Ich habe diesen Treiber runtergeladen:
mysql-connector-java-5.1.10-bin.jar

In dieses Verzeichnis kopiert:
c:\programme\java\jdk1.6.0_10\jre\lib\ext

Habe ebenso eine neue Umgebungsvariable "CLASSPATH" mit folgendem Inhalt erzeugt:
c:\programme\java\jdk1.6.0_10\bin;c:\programme\java\jdk1.6.0_10\jre\lib\ext;F:\java\mysql

Ich starte das ganze in der Eingabeaufforderung und bekommen folgende Fehlermeldung:
com.mysql.jdbc.Driver
No suitable driver found for jdbc:mysql://localhost/studentprofiles

Irgendetwas fehlt mir noch und ich komme nicht drauf, was das sein könnte.
Könnt ihr mir einen Tipp geben?

Vielen Dank im voraus und viele Grüße
Yeti


----------



## L-ectron-X (16. Okt 2009)

yeti hat gesagt.:


> In dieses Verzeichnis kopiert:
> c:\programme\java\jdk1.6.0_10\jre\lib\ext


Das sollte man niemals machen. Entweder den Treiber auspacken und dann mit zu den eigenen Klassen legen, oder meiner Meinung nach viel besser: Den Treiber nebem die eigene Jar-Datei legen/ausliefern und im Manifest im Class-Path aufführen.

Kannst auch mal einen Blick in die FAQ werfen: http://www.java-forum.org/datenbanken/4322-no-suitable-driver-exception-mysql.html


----------



## yeti (16. Okt 2009)

L-ectron-X hat gesagt.:


> Das sollte man niemals machen. Entweder den Treiber auspacken und dann mit zu den eigenen Klassen legen, oder meiner Meinung nach viel besser: Den Treiber nebem die eigene Jar-Datei legen/ausliefern und im Manifest im Class-Path aufführen.

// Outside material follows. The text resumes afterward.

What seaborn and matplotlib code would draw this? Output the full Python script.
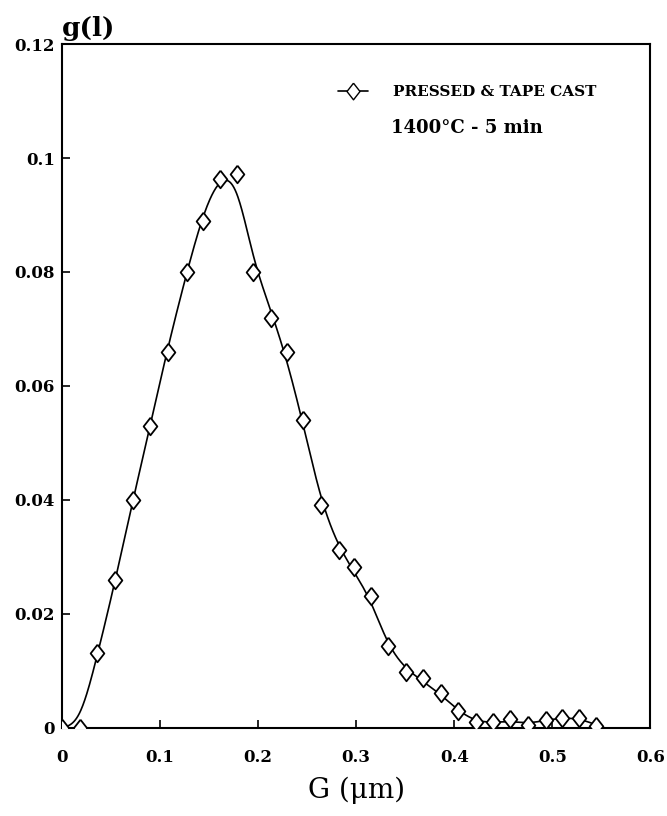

Das verstehe ich nicht. Manifest?
Zu 1.
Wenn ich die jar-Datei entpacke und den Inhalt mit in mein Projektverzeichnis F:\java\mysql kopiere... meinst du das?

Zu 2.
jar-Datei nicht auspacken und wohing kopieren? Was meinst du mit Manifest? Ich trage den Classpath über die Eigenschaften des Arbeitsplatzes direkt in die Umgebungsvariablen ein.



L-ectron-X hat gesagt.:


> Kannst auch mal einen Blick in die FAQ werfen: http://www.java-forum.org/java-faq-beitraege/4322-no-suitable-driver-exception-mysql.html



Hab ich schon gemacht und daraufhin auch meine bisherige Codezeile:
...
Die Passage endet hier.